What Could Slow the Tape

Not everything in the backdrop is supportive. The 10-year Treasury yield rose to 4.47% Monday morning, recovering from three-week lows, and the bond market is increasingly uncomfortable with inflation readings that refuse to cooperate with the Fed's 2% target. April's headline PCE came in at 3.8% year-over-year — the highest since May 2023 — and core PCE sits at 3.3%. Markets are now pricing a 46% probability of a Fed rate hike by December, a dramatic shift from the cut expectations that dominated the start of the year.

The economic calendar this week will test the rally's resilience. The ISM Manufacturing PMI drops at 10 a.m. ET today and arrives after the Chicago PMI's stunning surge to 62.7 from 49.2 in April — a 13.5-point jump that crushed the 50.5 consensus. If the national ISM number confirms that kind of manufacturing strength, it bolsters the growth story but could also stoke rate-hike fears.

The Week Ahead

Beyond today's ISM print, ADP employment data arrives Wednesday and the Bureau of Labor Statistics nonfarm payrolls report hits Friday morning. April's payrolls came in at a soft 115,000, and any material upside surprise in the May number could push Treasury yields higher and pressure the multiple on growth stocks that powered this rally. Conversely, another soft reading would reinforce the "Goldilocks" narrative — growth resilient enough to support earnings but cool enough to keep the Fed on hold.

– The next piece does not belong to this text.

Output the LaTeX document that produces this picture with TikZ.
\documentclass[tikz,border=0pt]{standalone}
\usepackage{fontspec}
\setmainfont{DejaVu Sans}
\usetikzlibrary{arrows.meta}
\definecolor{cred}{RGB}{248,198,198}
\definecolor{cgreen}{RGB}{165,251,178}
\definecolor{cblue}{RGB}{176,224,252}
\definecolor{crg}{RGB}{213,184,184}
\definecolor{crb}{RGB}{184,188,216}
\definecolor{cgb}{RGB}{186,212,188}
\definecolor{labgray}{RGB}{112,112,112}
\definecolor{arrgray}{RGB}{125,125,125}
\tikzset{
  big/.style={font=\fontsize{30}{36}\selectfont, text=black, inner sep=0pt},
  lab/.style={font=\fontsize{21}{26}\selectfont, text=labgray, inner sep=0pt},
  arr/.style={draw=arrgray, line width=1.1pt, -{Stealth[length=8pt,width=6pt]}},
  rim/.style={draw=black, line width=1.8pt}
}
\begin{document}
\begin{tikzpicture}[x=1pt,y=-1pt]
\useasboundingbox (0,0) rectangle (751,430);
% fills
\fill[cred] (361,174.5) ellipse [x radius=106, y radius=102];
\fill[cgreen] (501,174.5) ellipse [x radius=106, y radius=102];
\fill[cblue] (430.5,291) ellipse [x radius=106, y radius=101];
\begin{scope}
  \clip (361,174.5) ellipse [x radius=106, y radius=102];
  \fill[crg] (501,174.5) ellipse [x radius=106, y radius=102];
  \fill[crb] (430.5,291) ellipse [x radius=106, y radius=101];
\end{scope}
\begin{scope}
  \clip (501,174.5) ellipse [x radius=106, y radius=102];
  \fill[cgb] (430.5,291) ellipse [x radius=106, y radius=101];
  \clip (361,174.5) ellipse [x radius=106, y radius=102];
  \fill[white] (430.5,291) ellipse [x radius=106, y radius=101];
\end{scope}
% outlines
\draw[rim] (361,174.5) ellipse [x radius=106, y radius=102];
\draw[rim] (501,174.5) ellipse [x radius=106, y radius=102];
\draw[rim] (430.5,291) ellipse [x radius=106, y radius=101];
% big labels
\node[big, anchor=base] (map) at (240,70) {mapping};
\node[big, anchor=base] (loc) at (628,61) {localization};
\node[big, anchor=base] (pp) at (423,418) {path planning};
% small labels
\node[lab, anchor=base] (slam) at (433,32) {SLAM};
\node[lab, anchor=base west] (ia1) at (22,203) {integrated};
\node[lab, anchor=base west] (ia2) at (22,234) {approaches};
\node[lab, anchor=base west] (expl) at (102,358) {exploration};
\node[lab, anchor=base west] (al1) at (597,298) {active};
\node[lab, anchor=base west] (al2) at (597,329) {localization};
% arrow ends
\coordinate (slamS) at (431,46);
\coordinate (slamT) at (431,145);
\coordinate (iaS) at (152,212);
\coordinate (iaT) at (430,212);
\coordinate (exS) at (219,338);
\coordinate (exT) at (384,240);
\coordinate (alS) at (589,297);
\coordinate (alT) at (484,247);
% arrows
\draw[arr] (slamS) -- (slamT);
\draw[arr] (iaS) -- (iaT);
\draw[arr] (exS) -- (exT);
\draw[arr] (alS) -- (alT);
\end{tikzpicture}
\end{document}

The S&P 500's next technical test sits at 7,600, the round-number resistance level traders will be watching. With record earnings growth, a disinflationary oil backdrop, and broadening AI participation, the path of least resistance remains higher — provided this week's data cooperates. The first trading day of June sets the tone, and bulls have momentum firmly on their side.